Untuk orang-orang seperti kita yang sering berada di luar negeri, rasa kangen terhadap tanah air dan bangsa, baca berita dari negeri kita dan tetap berbahasa Indonesia akan menggiring kita untuk terus dan terus menulis. Betul?
Rasa iri seseorang terhadap diri kita itu pasti pernah menyusup di dada sana. Kita juga sempat menghembuskan nada iri pada Kompasianer lain. Itu sangat manusiawi karena manusia bukan makhluk sempurna. Kadang manusia alpa, bisa juga murka.
"Ada momen-momen berharga yang tidak terlupakan. Misalnya ketika diundang makan siang oleh Presiden Jokowi pada bulan Desember 2015. Hal ini menimbulkan kecemburuan kompasianer lain yang tidak beruntung. Padahal ini hanya masalah rezeki yang sudah diatur Allah SWT." Begitu tegasmu. Dari postur tubuhmu, sudah terasa sekali magma jiwa pemimpin, tegas, kuat dan mandiri. Bukan sosok perempuan yang melow apalagi menye-menye. Love it.
Oalah, ya ampun, maafkan daku. Ngaku, aku pernah bertanya-tanya, lho, "Mengapa pemilihan 100 Kompasianer yang berhak untuk datang pada jamuan makan malam bersama pak Presiden Jokowi tidak transparan? Harusnya ada pengumuman kilat, pendaftaran, saringan atau entah apa yang membuat sebagian besar Kompasianer memiliki hak yang sama untuk mengajukan diri. Seperti pendaftaran acara hangout Kompasiana TV dan nangkring ini-itu. Bukankah berdiri sama tinggi, duduk sama rendah? Masalah diterima dan nggak itu lain soal."
Pemilihan dan undangan yang terkesan cepat dan "di bawah meja" itu pernah mengusik pikiranku tapi aku sadar, kan aku di luar negeri. Undangan mendadak belum tentu bisa didatangi. Dan itu sudah lama berlalu.
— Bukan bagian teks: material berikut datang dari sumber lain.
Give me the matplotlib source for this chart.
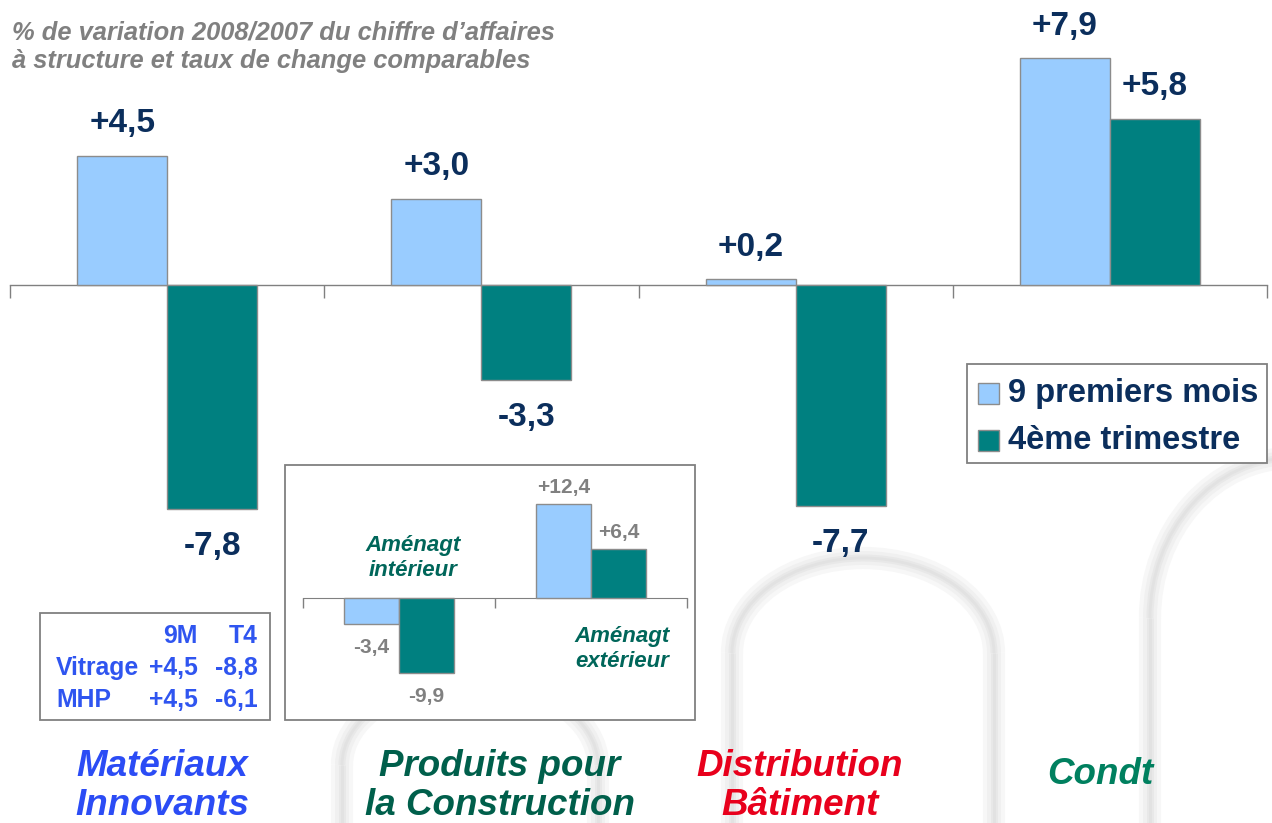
import matplotlib
matplotlib.use("Agg")
import matplotlib.pyplot as plt
from matplotlib.patches import Rectangle, Arc
import numpy as np

plt.rcParams['font.family'] = ['Liberation Sans', 'DejaVu Sans']

# ---------------- data ----------------
categories = ["Matériaux\nInnovants", "Produits pour\nla Construction", "Distribution\nBâtiment", "Condt"]
nine_months = [4.5, 3.0, 0.2, 7.9]
fourth_quarter = [-7.8, -3.3, -7.7, 5.8]
series_names = ["9 premiers mois", "4ème trimestre"]

inset_categories = ["Aménagt\nintérieur", "Aménagt\nextérieur"]
inset_nine_months = [-3.4, 12.4]
inset_fourth_quarter = [-9.9, 6.4]

table_columns = ["9M", "T4"]
table_rows = ["Vitrage", "MHP"]
table_nine_months = [4.5, 4.5]
table_fourth_quarter = [-8.8, -6.1]

title_lines = ["% de variation 2008/2007 du chiffre d\u2019affaires",
               "à structure et taux de change comparables"]

# ---------------- style ----------------
W, H = 1272, 823
C_LIGHT = "#99CCFF"
C_TEAL = "#008080"
C_EDGE = "#8C8C8C"
C_NAVY = "#0B2E5C"
C_GREY = "#808080"
C_TABLE = "#2F55F0"
cat_colors = ["#2B4CF5", "#005F4B", "#E8001C", "#00805F"]
series_colors = [C_LIGHT, C_TEAL]


def fx(x):
    return x / W


def fy(y):
    return 1 - y / H


def fmt(v):
    return f"{v:+.1f}".replace(".", ",")


fig = plt.figure(figsize=(W / 100, H / 100), dpi=100)
fig.patch.set_facecolor("white")

# ---------------- background (soft decorative arches + boxes) ----------------
bg = fig.add_axes([0, 0, 1, 1], zorder=-5)
bg.set_xlim(0, W)
bg.set_ylim(H, 0)
bg.axis("off")
soft = [(16, "#F7F7F7"), (10, "#F0F0F0"), (5, "#E8E8E8"), (2, "#E2E2E2")]
arches = [(470, 128, 680, 85), (863, 131, 558, 95), (1292, 142, 458, 160)]
for cx, half_w, top, semi_h in arches:
    for lw, col in soft:
        bg.add_patch(Arc((cx, top + semi_h), 2 * half_w, 2 * semi_h, theta1=180, theta2=360,
                         color=col, lw=lw, zorder=0))
        for lx in (cx - half_w, cx + half_w):
            bg.plot([lx, lx], [top + semi_h, H], color=col, lw=lw, solid_capstyle="butt", zorder=0)

bg.add_patch(Rectangle((40, 613), 230, 107, facecolor="white", edgecolor=C_GREY, linewidth=1.3, zorder=2))
bg.add_patch(Rectangle((285, 465), 410, 255, facecolor="white", edgecolor=C_GREY, linewidth=1.3, zorder=2))

# legend (drawn manually)
bg.add_patch(Rectangle((967, 364), 300, 99, facecolor="white", edgecolor=C_GREY, linewidth=1.3, zorder=2))
for i, (name, col) in enumerate(zip(series_names, series_colors)):
    yc = 393 + i * 47
    bg.add_patch(Rectangle((978, yc - 10.5), 21, 21, facecolor=col, edgecolor=C_EDGE, linewidth=1, zorder=3))
    bg.text(1008, yc, name, ha="left", va="center", fontsize=23.5, fontweight="bold",
            color=C_NAVY, zorder=4)

# ---------------- main axes ----------------
px_per_unit = 28.7
base_y = 285
ax = fig.add_axes([fx(10), 0, fx(1257), 1])
ax.set_facecolor("none")
ax.set_ylim(-(H - base_y) / px_per_unit, base_y / px_per_unit)
ax.set_xlim(0, len(categories))
bw = 0.286
x = np.arange(len(categories)) + 0.5
b1 = ax.bar(x - bw / 2, nine_months, bw, color=C_LIGHT, edgecolor=C_EDGE, linewidth=1, zorder=3)
b2 = ax.bar(x + bw / 2, fourth_quarter, bw, color=C_TEAL, edgecolor=C_EDGE, linewidth=1, zorder=3)

for s in ["top", "left", "right"]:
    ax.spines[s].set_visible(False)
ax.spines["bottom"].set_position(("data", 0))
ax.spines["bottom"].set_color(C_GREY)
ax.spines["bottom"].set_linewidth(1)
ax.set_xticks(np.arange(len(categories) + 1))
ax.set_xticklabels([])
ax.tick_params(axis="x", direction="out", length=9, color=C_GREY, width=1)
ax.set_yticks([])

for bars, vals in [(b1, nine_months), (b2, fourth_quarter)]:
    for r, v in zip(bars, vals):
        cx = r.get_x() + r.get_width() / 2
        off = 23 if v >= 0 else -27
        ax.annotate(fmt(v), (cx, v), xytext=(0, off), textcoords="offset points",
                    ha="center", va="center", fontsize=24, fontweight="bold", color=C_NAVY)

# title
for ty, line in zip([33, 61], title_lines):
    fig.text(fx(12), fy(ty), line, ha="left", va="center", fontsize=18.4,
             fontweight="bold", fontstyle="italic", color=C_GREY)

# category labels
label_pos = [(162, 786), (500, 786), (800, 786), (1100, 775)]
for lab, (lx, ly), col in zip(categories, label_pos, cat_colors):
    fig.text(fx(lx), fy(ly), lab, ha="center", va="center", fontsize=26.5, fontweight="bold",
             fontstyle="italic", color=col, linespacing=1.12)

# ---------------- small table ----------------
row_y = [636, 668, 700]
col_x = [198, 258]
tfs = 17.8
for cx, name in zip(col_x, table_columns):
    fig.text(fx(cx), fy(row_y[0]), name, ha="right", va="center", fontsize=tfs,
             fontweight="bold", color=C_TABLE)
for i, name in enumerate(table_rows):
    fig.text(fx(56), fy(row_y[i + 1]), name, ha="left", va="center", fontsize=tfs,
             fontweight="bold", color=C_TABLE)
    fig.text(fx(col_x[0]), fy(row_y[i + 1]), fmt(table_nine_months[i]), ha="right", va="center",
             fontsize=tfs, fontweight="bold", color=C_TABLE)
    fig.text(fx(col_x[1]), fy(row_y[i + 1]), fmt(table_fourth_quarter[i]), ha="right", va="center",
             fontsize=tfs, fontweight="bold", color=C_TABLE)

# ---------------- inset ----------------
ipx = 7.6
i_top, i_bot, i_base = 470, 715, 598
iax = fig.add_axes([fx(303), fy(i_bot), fx(384), (i_bot - i_top) / H])
iax.set_facecolor("none")
iax.set_ylim(-(i_bot - i_base) / ipx, (i_base - i_top) / ipx)
iax.set_xlim(0, len(inset_categories))
ix = np.arange(len(inset_categories)) + 0.5
ib1 = iax.bar(ix - bw / 2, inset_nine_months, bw, color=C_LIGHT, edgecolor=C_EDGE, linewidth=1, zorder=3)
ib2 = iax.bar(ix + bw / 2, inset_fourth_quarter, bw, color=C_TEAL, edgecolor=C_EDGE, linewidth=1, zorder=3)
for s in ["top", "left", "right"]:
    iax.spines[s].set_visible(False)
iax.spines["bottom"].set_position(("data", 0))
iax.spines["bottom"].set_color(C_GREY)
iax.set_xticks(np.arange(len(inset_categories) + 1))
iax.set_xticklabels([])
iax.tick_params(axis="x", direction="out", length=7, color=C_GREY, width=1)
iax.set_yticks([])
for bars, vals in [(ib1, inset_nine_months), (ib2, inset_fourth_quarter)]:
    for r, v in zip(bars, vals):
        cx = r.get_x() + r.get_width() / 2
        off = 12 if v >= 0 else -17
        iax.annotate(fmt(v), (cx, v), xytext=(0, off), textcoords="offset points",
                     ha="center", va="center", fontsize=15, fontweight="bold", color=C_GREY)

inset_label_pos = [(413, 558), (622, 649)]
for lab, (lx, ly) in zip(inset_categories, inset_label_pos):
    fig.text(fx(lx), fy(ly), lab, ha="center", va="center", fontsize=16, fontweight="bold",
             fontstyle="italic", color="#00665A", linespacing=1.2)

fig.savefig("out.png", dpi=100)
Makanya aku nggak mau iri lagi kalau kamu pernah bertemu dengan presiden RI lainnya, bapak Susilo Bambang Yudoyono. Setiap orang punya garis hidupnya sendiri-sendiri. Hanya saja aku tetap gembira bahwa ada satu persamaan kita, kita akan bertemu Allah, Tuhan Pencipta Alam Semesta.
Lebih jauh tentang pengalamanmu di Kompasiana, pasti lebih banyak karena kamu kadang bisa offline bareng teman-teman Kompasianer di acara-acara yang diadakan di Jakarta dan sekitarnya.
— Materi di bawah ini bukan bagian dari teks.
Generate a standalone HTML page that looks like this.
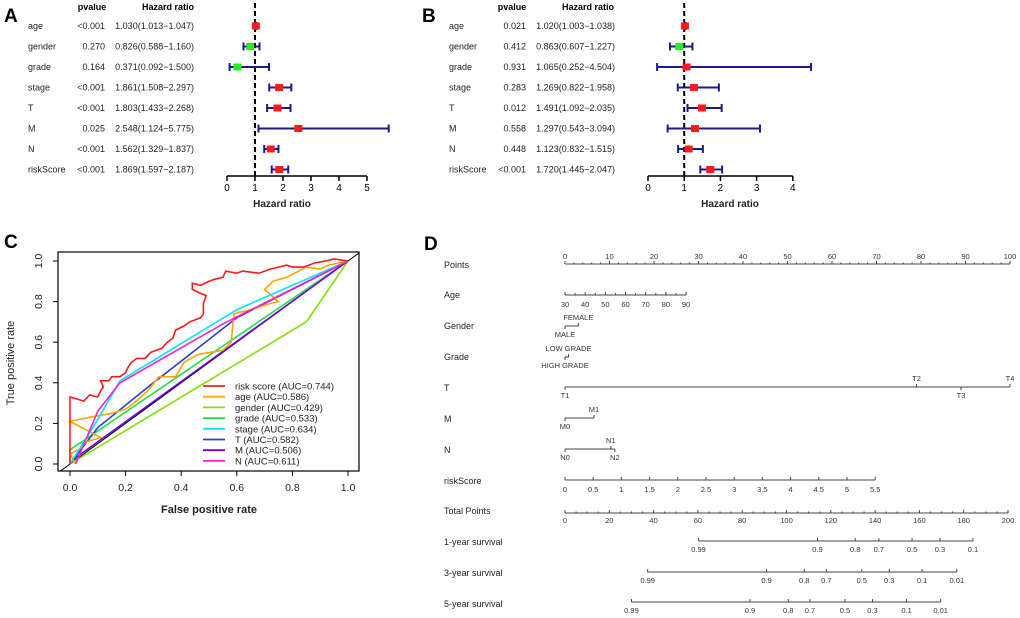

Nggak salah kalau kamu pernah jadi nominator the best specific interest di ajang Kompasianival 2019. Sayangnya, kamu nggak meraih gelar. Beruntung bahwa komunitas Clickkompasiana yang kamu kelola bersama beberapa teman, jadi komunitas terbaik Kompasiana 2019. Bravo! Bukankah itu membanggakan? Kompasiana telah mengakui hasil kerjamu. Menjadi admin sebuah komunitas, khususnya di Kompasiana memang nggak mudah. Selain harus menyumbangkan waktu dan pikiran, kadang juga mengeluarkan sedikit harta pribadi.
Apa yang bisa aku ingatkan padamu, mbak Mut? Jangan pernah berhenti untuk mengeluarkan energimu mengurusi komunitas yang kamu asuh. Biarkan anjing menggonggong kafilah berlalu.
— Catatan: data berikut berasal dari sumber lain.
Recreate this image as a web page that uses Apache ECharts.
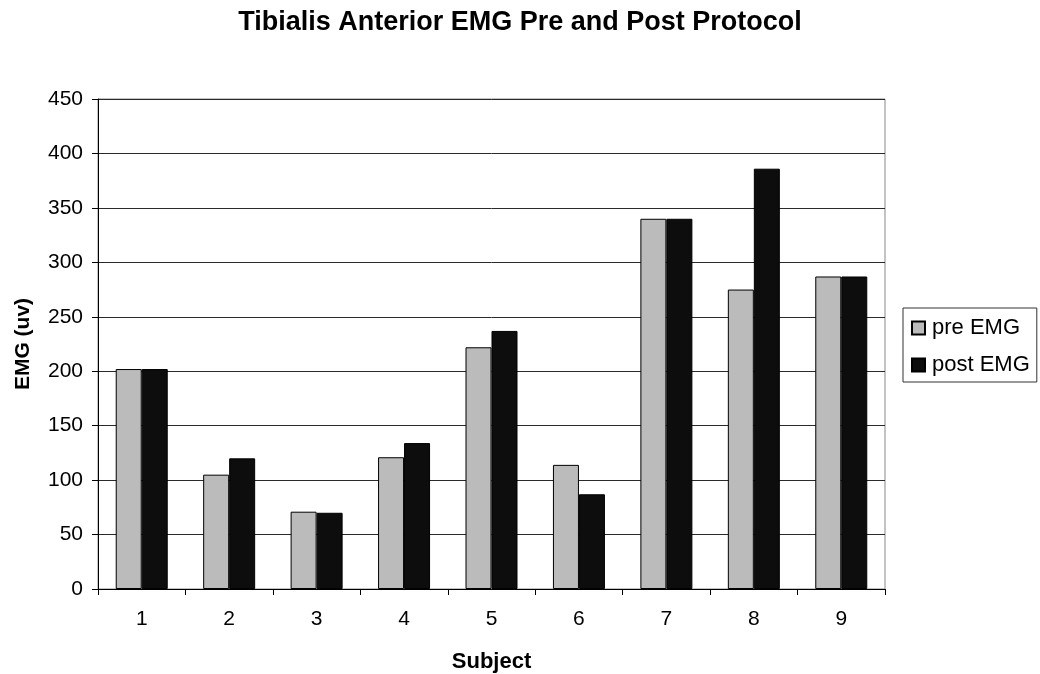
<!DOCTYPE html>
<html>
<head>
<meta charset="utf-8">
<script src="https://cdn.jsdelivr.net/npm/echarts@6/dist/echarts.min.js"></script>
<style>
  html, body { margin: 0; padding: 0; background: #fff; }
  #chart { width: 1040px; height: 674px; }
</style>
</head>
<body>
<div id="chart"></div>
<script>
// Subjects and EMG readings (uv) before and after the protocol
const subjects = ['1', '2', '3', '4', '5', '6', '7', '8', '9'];
const preEMG = [202, 105, 71, 121, 222, 114, 340, 275, 287];
const postEMG = [202, 120, 70, 134, 237, 87, 340, 386, 287];
const chartTitle = 'Tibialis Anterior EMG Pre and Post Protocol';

const FONT = '"Liberation Sans", Arial, sans-serif';

const chart = echarts.init(document.getElementById('chart'), null, { renderer: 'canvas' });

chart.setOption({
  backgroundColor: '#ffffff',
  animation: false,
  textStyle: { fontFamily: FONT, color: '#000' },
  title: {
    text: chartTitle,
    left: 'center',
    top: 9,
    padding: 0,
    textStyle: { fontFamily: FONT, fontSize: 27, fontWeight: 'bold', color: '#000' }
  },
  legend: {
    orient: 'vertical',
    left: 903,
    top: 308,
    icon: 'rect',
    itemWidth: 13,
    itemHeight: 13,
    itemGap: 15,
    padding: [9, 7, 6, 8],
    borderColor: '#333',
    borderWidth: 1,
    textStyle: { fontFamily: FONT, fontSize: 22, color: '#000', padding: [0, 0, 0, 2] },
    data: ['pre EMG', 'post EMG']
  },
  grid: {
    left: 98,
    right: 155,
    top: 99,
    bottom: 85,
    outerBoundsMode: 'none',
    containLabel: false,
    show: true,
    borderColor: '#888',
    borderWidth: 1,
    backgroundColor: '#fff'
  },
  xAxis: {
    type: 'category',
    data: subjects,
    name: 'Subject',
    nameLocation: 'middle',
    nameGap: 62,
    nameTextStyle: { fontFamily: FONT, fontSize: 22, fontWeight: 'bold', color: '#000' },
    axisLine: { lineStyle: { color: '#000', width: 1 } },
    axisTick: { show: true, length: 6, lineStyle: { color: '#000' } },
    axisLabel: { fontFamily: FONT, fontSize: 21, color: '#000', margin: 20 }
  },
  yAxis: {
    type: 'value',
    min: 0,
    max: 450,
    interval: 50,
    name: 'EMG (uv)',
    nameLocation: 'middle',
    nameRotate: 90,
    nameGap: 64,
    nameTextStyle: { fontFamily: FONT, fontSize: 21, fontWeight: 'bold', color: '#000' },
    axisLine: { show: true, lineStyle: { color: '#000', width: 1 } },
    axisTick: { show: true, length: 6, lineStyle: { color: '#000' } },
    axisLabel: { fontFamily: FONT, fontSize: 21, color: '#000', margin: 15 },
    splitLine: { show: true, lineStyle: { color: '#2a2a2a', width: 1 } }
  },
  series: [
    {
      name: 'pre EMG',
      type: 'bar',
      data: preEMG,
      barWidth: 26,
      barGap: '0%',
      itemStyle: { color: '#bbbbbb', borderColor: '#000', borderWidth: 1 }
    },
    {
      name: 'post EMG',
      type: 'bar',
      data: postEMG,
      barWidth: 26,
      barGap: '0%',
      itemStyle: { color: '#0d0d0d', borderColor: '#000', borderWidth: 1 }
    }
  ]
});
</script>
</body>
</html>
Bisa saja iri itu timbul begitu melihat Kompasianer yang baru mendapatkan award, tenggelam lalu lenyap tak ada kabar berita. Tetaplah ingat bahwa setiap orang sudah memiliki rejeki dan nasib sendiri-sendiri. Begitu pula di blog Kompasiana ini.
Makanya, sudahlah, mari kita bergembira saja meski tanpa pesta karena kamu merayakan dasa warsa, sepuluh tahunmu berkiprah di blog keroyokan terbesar abad ini. Nggak hanya menulis tapi membangun kegiatan offline bernama Commuter Line Community di Kompasiana. Super.